# Post-Fine-Tuning Evaluation

This notebook evaluates the performance of the fine-tuned models on the StereoSet dataset. The goal is to assess the reduction of social bias using intrasentence and intersentence tasks, and to compare different fine-tuning strategies.


# 📊 Évaluation post-fine-tuning (intrasentence)
Ce notebook reprend le protocole du notebook `01_dataset_exploration.ipynb`, mais utilise le modèle **DistilBERT fine-tuné** pour réévaluer les biais sociaux sur le sous-ensemble **intrasentence** de StereoSet.


In [None]:
import json
from pathlib import Path
import torch
import torch.nn.functional as F
from transformers import AutoTokenizer, AutoModelForMaskedLM

# Charger le modèle fine-tuné
model_path = "finetuned_distilbert_stereo"
tokenizer = AutoTokenizer.from_pretrained(model_path)
model = AutoModelForMaskedLM.from_pretrained(model_path)
model.eval()

In [None]:
path = Path("dev.json")
with open(path, "r") as f:
    full_data = json.load(f)

intrasentence_examples = full_data["data"]["intrasentence"]

In [None]:
def score_sentence(sentence):
    inputs = tokenizer(sentence, return_tensors="pt")
    with torch.no_grad():
        outputs = model(**inputs)
    logits = outputs.logits
    shift_logits = logits[:, :-1, :].squeeze(0)
    shift_labels = inputs.input_ids[:, 1:].squeeze(0)
    log_probs = F.log_softmax(shift_logits, dim=-1)
    scores = log_probs[range(shift_labels.shape[0]), shift_labels]
    return scores.sum().item()

In [None]:
from tqdm import tqdm

results_intra_post = []

for ex in tqdm(intrasentence_examples):
    target = ex["target"]
    bias = ex["bias_type"]
    context = ex["sentences"][0]["sentence"]

    scored = []
    for s in ex["sentences"]:
        sent = s["sentence"]
        label = s["gold_label"]
        score = score_sentence(sent)
        scored.append((label, score, sent))
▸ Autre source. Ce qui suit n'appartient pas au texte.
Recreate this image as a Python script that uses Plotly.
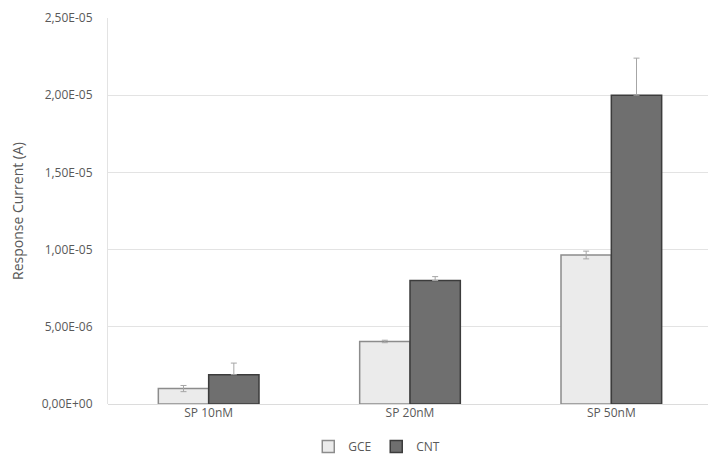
import plotly.graph_objects as go

categories = ["SP 10nM", "SP 20nM", "SP 50nM"]
gce_values = [1.0e-6, 4.05e-6, 9.65e-6]
gce_errors = [0.2e-6, 0.08e-6, 0.25e-6]
cnt_values = [1.9e-6, 8.0e-6, 2.0e-5]
cnt_errors = [0.75e-6, 0.25e-6, 2.4e-6]
no_errors = [0, 0, 0]
tick_vals = [0, 5e-6, 1e-5, 1.5e-5, 2e-5, 2.5e-5]
tick_text = ["0,00E+00", "5,00E-06", "1,00E-05", "1,50E-05", "2,00E-05", "2,50E-05"]

fig = go.Figure()
fig.add_trace(go.Bar(
    name="GCE", x=categories, y=gce_values,
    marker=dict(color="#ebebeb", line=dict(color="#8c8c8c", width=1.5)),
    error_y=dict(type="data", array=gce_errors, symmetric=True,
                 visible=True, color="#a6a6a6", thickness=1, width=3),
))
fig.add_trace(go.Bar(
    name="CNT", x=categories, y=cnt_values,
    marker=dict(color="#6f6f6f", line=dict(color="#3c3c3c", width=1.5)),
    error_y=dict(type="data", array=cnt_errors, arrayminus=no_errors, symmetric=False,
                 visible=True, color="#a6a6a6", thickness=1, width=3),
))

fig.update_layout(
    width=708, height=452,
    margin=dict(l=100, r=4, t=10, b=56),
    paper_bgcolor="white", plot_bgcolor="white",
    barmode="group", bargap=0.5, bargroupgap=0,
    font=dict(family="Open Sans, Liberation Sans, sans-serif", size=12, color="#595959"),
    showlegend=True,
    legend=dict(orientation="h", x=0.445, xanchor="center",
                yref="container", y=0.03, yanchor="middle",
                font=dict(size=12, color="#595959"), itemwidth=30, traceorder="normal"),
    xaxis=dict(showgrid=False, showline=False, ticks="", automargin=False,
               tickfont=dict(size=12, color="#595959")),
    yaxis=dict(
        range=[0, 2.5e-5], tickvals=tick_vals, ticktext=tick_text, automargin=False,
        showgrid=True, gridcolor="#e3e3e3", gridwidth=1,
        showline=True, linecolor="#e3e3e3", linewidth=1,
        zeroline=True, zerolinecolor="#dcdcdc", zerolinewidth=1,
        ticks="", ticklabelstandoff=12, tickfont=dict(size=12, color="#595959"),
        title=dict(text="Response Current (A)", font=dict(size=14, color="#595959"), standoff=19),
    ),
)

fig.write_html("out.html")
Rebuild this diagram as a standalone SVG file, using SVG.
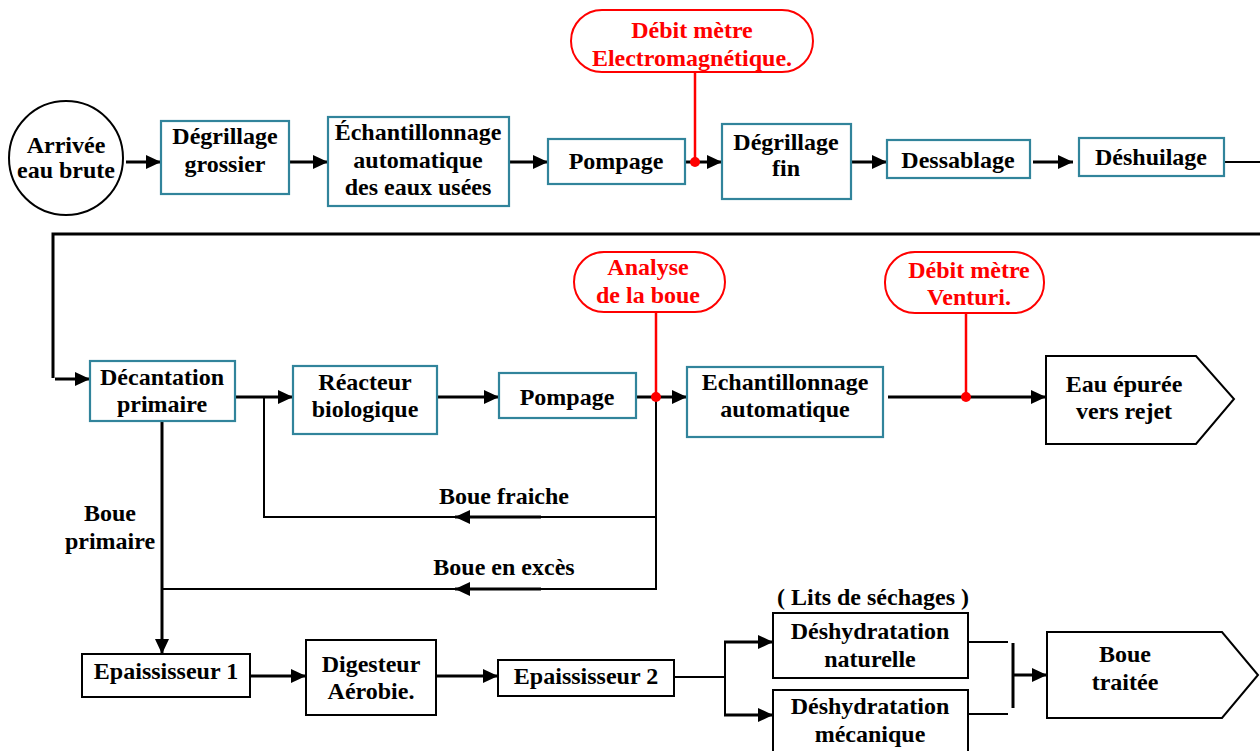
<svg xmlns="http://www.w3.org/2000/svg" width="1260" height="751" viewBox="0 0 1260 751" font-family="'Liberation Serif', Tinos, 'Times New Roman', Times, 'DejaVu Serif', serif">
  <defs>
    <marker id="ah" markerUnits="userSpaceOnUse" markerWidth="16" markerHeight="16" refX="15" refY="7" orient="auto">
      <path d="M0,0 L15,7 L0,14 z" fill="#000"/>
    </marker>
    <style>
      text { font-family: 'Liberation Serif', Tinos, 'Times New Roman', Times, 'DejaVu Serif', serif; font-weight: bold; font-size: 24px; text-anchor: middle; fill: #000; }
      .red text { fill: #ff0000; }
      .tbox { fill: #fff; stroke: #31849b; stroke-width: 2.2; }
      .kbox { fill: #fff; stroke: #000; stroke-width: 2; }
      .rpill { fill: #fff; stroke: #ff0000; stroke-width: 2; }
      .flow { fill: none; stroke: #000; stroke-width: 3; }
      .thin { fill: none; stroke: #000; stroke-width: 2; }
      .probe { fill: none; stroke: #ff0000; stroke-width: 2.5; }
      .dot { fill: #ff0000; }
    </style>
  </defs>
  <rect width="1260" height="751" fill="#fff"/>

  <!-- connectors -->
  <g id="connectors">
    <!-- water line, row 1 -->
    <line class="flow" x1="126" y1="162" x2="161" y2="162" marker-end="url(#ah)"/>
    <line class="flow" x1="290" y1="162" x2="328" y2="162" marker-end="url(#ah)"/>
    <line class="flow" x1="510" y1="162" x2="548" y2="162" marker-end="url(#ah)"/>
    <line class="flow" x1="686" y1="162" x2="722" y2="162" marker-end="url(#ah)"/>
    <line class="flow" x1="852" y1="162" x2="887" y2="162" marker-end="url(#ah)"/>
    <line class="flow" x1="1033" y1="162" x2="1073" y2="162" marker-end="url(#ah)"/>
    <line class="thin" x1="1224" y1="162" x2="1260" y2="162"/>
    <!-- return to row 2 -->
    <polyline class="flow" points="1260,234 53,234 53,378"/>
    <line class="flow" x1="55" y1="379" x2="90" y2="379" marker-end="url(#ah)"/>
    <!-- water line, row 2 -->
    <line class="flow" x1="236" y1="397" x2="293" y2="397" marker-end="url(#ah)"/>
    <line class="flow" x1="438" y1="397" x2="499" y2="397" marker-end="url(#ah)"/>
    <line class="flow" x1="637" y1="397" x2="687" y2="397" marker-end="url(#ah)"/>
    <line class="flow" x1="888" y1="397" x2="1046" y2="397" marker-end="url(#ah)"/>
    <!-- sludge recirculation -->
    <polyline class="thin" points="264,397 264,517 656,517"/>
    <line class="thin" x1="656" y1="397" x2="656" y2="590"/>
    <line class="thin" x1="656" y1="589" x2="162" y2="589"/>
    <line class="flow" x1="541" y1="517" x2="455" y2="517" stroke="#333" marker-end="url(#ah)"/>
    <line class="flow" x1="541" y1="589" x2="455" y2="589" stroke="#333" marker-end="url(#ah)"/>
    <!-- primary sludge -->
    <line class="flow" x1="162" y1="422" x2="162" y2="654" marker-end="url(#ah)"/>
    <!-- sludge line, row 3 -->
    <line class="flow" x1="251" y1="676" x2="306" y2="676" marker-end="url(#ah)"/>
    <line class="flow" x1="437" y1="676" x2="498" y2="676" marker-end="url(#ah)"/>
    <line class="thin" x1="675" y1="677" x2="725" y2="677"/>
    <line class="thin" x1="725" y1="643" x2="725" y2="715"/>
    <line class="flow" x1="724" y1="642" x2="773" y2="642" marker-end="url(#ah)"/>
    <line class="flow" x1="724" y1="715" x2="773" y2="715" marker-end="url(#ah)"/>
    <line class="thin" x1="969" y1="642" x2="1008" y2="642"/>
    <line class="thin" x1="969" y1="714" x2="1008" y2="714"/>
    <line class="flow" x1="1013" y1="643" x2="1013" y2="708"/>
    <line class="flow" x1="1013" y1="675" x2="1047" y2="675" marker-end="url(#ah)"/>
    <!-- measurement taps -->
    <line class="probe" x1="695" y1="68" x2="695" y2="162"/>
    <circle class="dot" cx="695" cy="162" r="5"/>
    <line class="probe" x1="656" y1="300" x2="656" y2="397"/>
    <circle class="dot" cx="656" cy="397" r="5"/>
    <line class="probe" x1="966" y1="305" x2="966" y2="397"/>
    <circle class="dot" cx="966" cy="397" r="5"/>
  </g>

  <!-- row 1 -->
  <g id="arrivee">
    <circle cx="66" cy="158" r="57" fill="#fff" stroke="#000" stroke-width="2"/>
    <text x="66" y="153">Arrivée</text>
    <text x="66" y="178">eau brute</text>
  </g>
  <g id="degrillage-grossier">
    <rect class="tbox" x="161" y="121" width="128" height="73"/>
    <text x="225" y="144">Dégrillage</text>
    <text x="225" y="172">grossier</text>
  </g>
  <g id="echantillonnage-1">
    <rect class="tbox" x="328" y="117" width="181" height="89"/>
    <text x="418" y="140">Échantillonnage</text>
    <text x="418" y="168">automatique</text>
    <text x="418" y="195">des eaux usées</text>
  </g>
  <g id="pompage-1">
    <rect class="tbox" x="548" y="139" width="137" height="45"/>
    <text x="616" y="169">Pompage</text>
  </g>
  <g id="degrillage-fin">
    <rect class="tbox" x="722" y="124" width="129" height="75"/>
    <text x="786" y="150">Dégrillage</text>
    <text x="786" y="176">fin</text>
  </g>
  <g id="dessablage">
    <rect class="tbox" x="887" y="140" width="143" height="38"/>
    <text x="958" y="168">Dessablage</text>
  </g>
  <g id="deshuilage">
    <rect class="tbox" x="1079" y="138" width="145" height="38"/>
    <text x="1151" y="165">Déshuilage</text>
  </g>
  <g id="debitmetre-em" class="red">
    <rect class="rpill" x="571" y="10" width="242" height="62" rx="31" ry="31"/>
    <text x="692" y="38">Débit mètre</text>
    <text x="692" y="66">Electromagnétique.</text>
  </g>

  <!-- row 2 -->
  <g id="decantation">
    <rect class="tbox" x="90" y="361" width="145" height="60"/>
    <text x="162" y="385">Décantation</text>
    <text x="162" y="412">primaire</text>
  </g>
  <g id="reacteur">
    <rect class="tbox" x="293" y="366" width="144" height="68"/>
    <text x="365" y="390">Réacteur</text>
    <text x="365" y="417">biologique</text>
  </g>
  <g id="pompage-2">
    <rect class="tbox" x="499" y="373" width="137" height="45"/>
    <text x="567" y="405">Pompage</text>
  </g>
  <g id="echantillonnage-2">
    <rect class="tbox" x="687" y="367" width="196" height="70"/>
    <text x="785" y="390">Echantillonnage</text>
    <text x="785" y="417">automatique</text>
  </g>
  <g id="eau-epuree">
    <polygon points="1046,356 1196,356 1234,399 1196,444 1046,444" fill="#fff" stroke="#000" stroke-width="2"/>
    <text x="1124" y="392">Eau épurée</text>
    <text x="1124" y="419">vers rejet</text>
  </g>
  <g id="analyse-boue" class="red">
    <rect class="rpill" x="574" y="252" width="151" height="60" rx="30" ry="30"/>
    <text x="648" y="275">Analyse</text>
    <text x="648" y="303">de la boue</text>
  </g>
  <g id="debitmetre-venturi" class="red">
    <rect class="rpill" x="885" y="252" width="159" height="61" rx="30" ry="30"/>
    <text x="969" y="278">Débit mètre</text>
    <text x="969" y="305">Venturi.</text>
  </g>

  <!-- flow labels -->
  <g id="labels">
    <text x="110" y="521">Boue</text>
    <text x="110" y="549">primaire</text>
    <text x="504" y="504">Boue fraiche</text>
    <text x="504" y="575">Boue en excès</text>
  </g>

  <!-- row 3 -->
  <g id="epaississeur-1">
    <rect class="kbox" x="82" y="654" width="168" height="43"/>
    <text x="166" y="679">Epaississeur 1</text>
  </g>
  <g id="digesteur">
    <rect class="kbox" x="306" y="640" width="130" height="75"/>
    <text x="371" y="672">Digesteur</text>
    <text x="371" y="699">Aérobie.</text>
  </g>
  <g id="epaississeur-2">
    <rect class="kbox" x="498" y="660" width="176" height="36"/>
    <text x="586" y="684">Epaississeur 2</text>
  </g>
  <g id="deshydratation-naturelle">
    <text x="873" y="605">( Lits de séchages )</text>
    <rect class="kbox" x="773" y="613" width="195" height="65"/>
    <text x="870" y="639">Déshydratation</text>
    <text x="870" y="667">naturelle</text>
  </g>
  <g id="deshydratation-mecanique">
    <rect class="kbox" x="773" y="690" width="195" height="70"/>
    <text x="870" y="714">Déshydratation</text>
    <text x="870" y="742">mécanique</text>
  </g>
  <g id="boue-traitee">
    <polygon points="1047,632 1222,632 1258,675 1222,718 1047,718" fill="#fff" stroke="#000" stroke-width="2"/>
    <text x="1125" y="662">Boue</text>
    <text x="1125" y="690">traitée</text>
  </g>
</svg>
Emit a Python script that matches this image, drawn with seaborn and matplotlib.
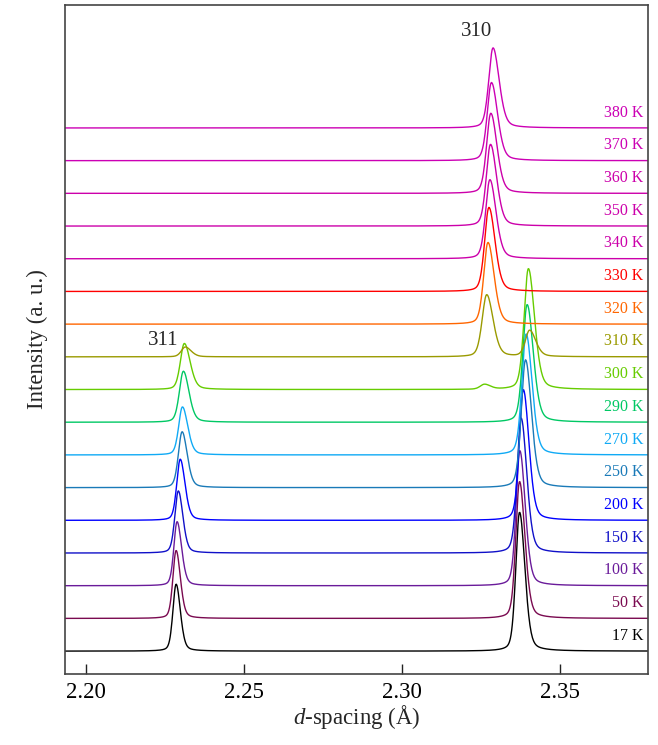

    scored.sort(key=lambda x: x[1], reverse=True)
    top_label = scored[0][0]

    results_intra_post.append({
        "bias_type": bias,
        "target": target,
        "top_label": top_label,
        "all_scores": scored,
        "context": context
    })

In [None]:
from collections import Counter
import matplotlib.pyplot as plt

count = Counter([r["top_label"] for r in results_intra_post])
print("Résultats de classement des phrases (après fine-tuning) :")
for label, n in count.items():
    print(f" - {label} : {n}")

# Histogramme
labels = list(count.keys())
counts = list(count.values())

plt.figure(figsize=(7, 5))
plt.bar(labels, counts, color=["red", "green", "gray"])
plt.title("Type de phrase préférée après fine-tuning (intrasentence)")
plt.ylabel("Nombre d'exemples")
plt.xlabel("Type de phrase préférée")
plt.grid(axis='y')
plt.show()

In [None]:
from collections import defaultdict

by_bias_type = defaultdict(int)
total_by_type = defaultdict(int)

for r in results_intra_post:
    bias = r["bias_type"]
    total_by_type[bias] += 1
    if r["top_label"] == "stereotype":
        by_bias_type[bias] += 1

bias_types = sorted(total_by_type.keys())
rates = [100 * by_bias_type[b] / total_by_type[b] for b in bias_types]

plt.figure(figsize=(8, 5))
plt.plot(bias_types, rates, marker='o', linestyle='-', color='red')
plt.title("Taux de stéréotypes préférés après fine-tuning (par type de biais)")
plt.ylabel("Percentage (%)")
plt.xlabel("Bias Type")
plt.grid(True)
plt.show()

## ✅ Conclusion
Le modèle fine-tuné montre une évolution dans ses préférences : on observe une légère réduction du choix des phrases stéréotypées, en particulier sur certains types de biais. Cette étape valide l'intérêt du fine-tuning sur des paires contre-stéréotypées pour atténuer les biais présents dans les modèles de langage pré-entraînés.

## Summary

This evaluation measures the effectiveness of different debiasing strategies. By analyzing stereotype preference scores across bias types, we can identify which training methods led to improved fairness and reduced stereotypical behavior in the model.